PREZUÍZOS ASSOCIADOS À RESSACA
Os domínios tipicamente afetados na ressaca são o físico, o humor e o funcionamento cognitivo2,9, 10. Em um estudo que teve como objetivo identificar quais sintomas têm maior impacto nesses domínios, os resultados mostraram que os sintomas mais debilitantes foram: fadiga, sonolência, dor de cabeça e problemas de concentração.
Estudo feito para investigar a atenção, o funcionamento da memória e o humor durante a ressaca submeteu dois grupos – um durante a ressaca e outro que não consumiu álcool – a testes cognitivos, e encontrou uma diferença significativa no desempenho de ambos no teste. A atenção seletiva foi significativamente prejudicada durante a ressaca do álcool. Avaliações de humor revelaram que o grupo da ressaca relatou níveis significativamente mais altos de sonolência e falta de habilidade em comparação com o grupo controle 11.
Outra revisão, que teve como objetivo analisar os efeitos da ressaca no funcionamento cognitivo, revelou que memórias de curto e longo prazo, velocidade psicomotora e atenção sustentada são as funções mais afetadas no dia seguinte a um episódio de beber pesado.

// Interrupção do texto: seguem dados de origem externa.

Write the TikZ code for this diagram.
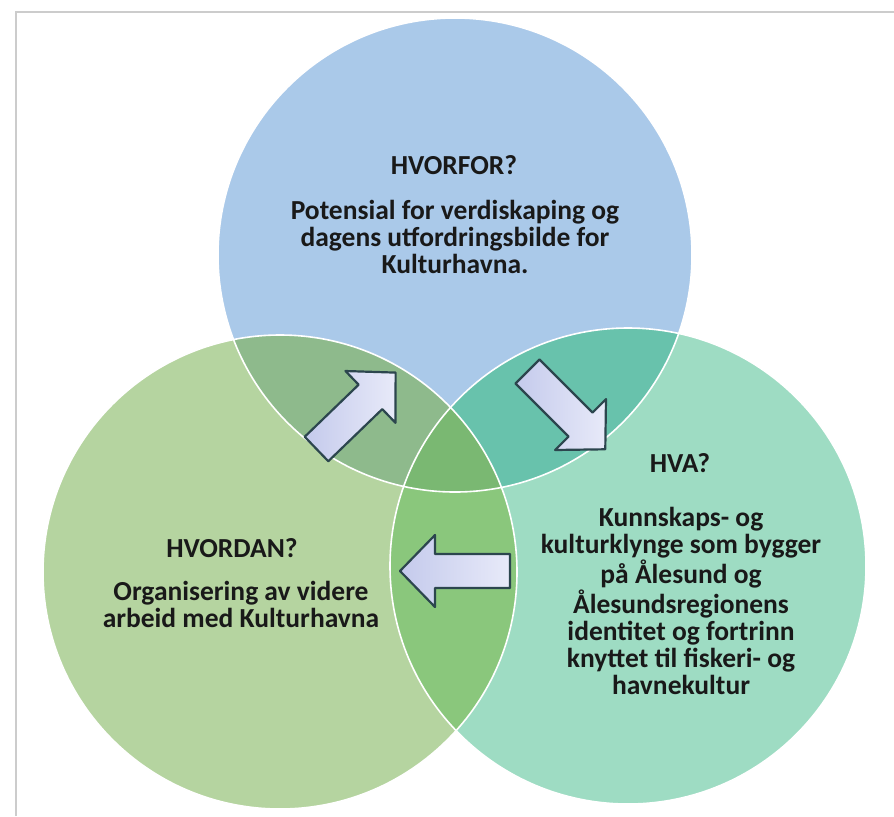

Esses prejuízos têm implicações para a performance intelectual e habilidades práticas como dirigir12. Isso acontece porque os resíduos da metabolização do álcool, presentes no sangue por um período maior do que o etanol em si (cerca de 6 a 20 horas, dependendo do número de doses ingerido), estão associados ao comprometimento de habilidades psicomotoras, o que pode interferir na destreza do motorista13.
Todos os prejuízos associados ao consumo abusivo de álcool e à ressaca sugerem que a melhor alternativa para a evitar é a abstenção ou consumo moderado e, em caso de excessos, aguardar o processo de metabolização do organismo.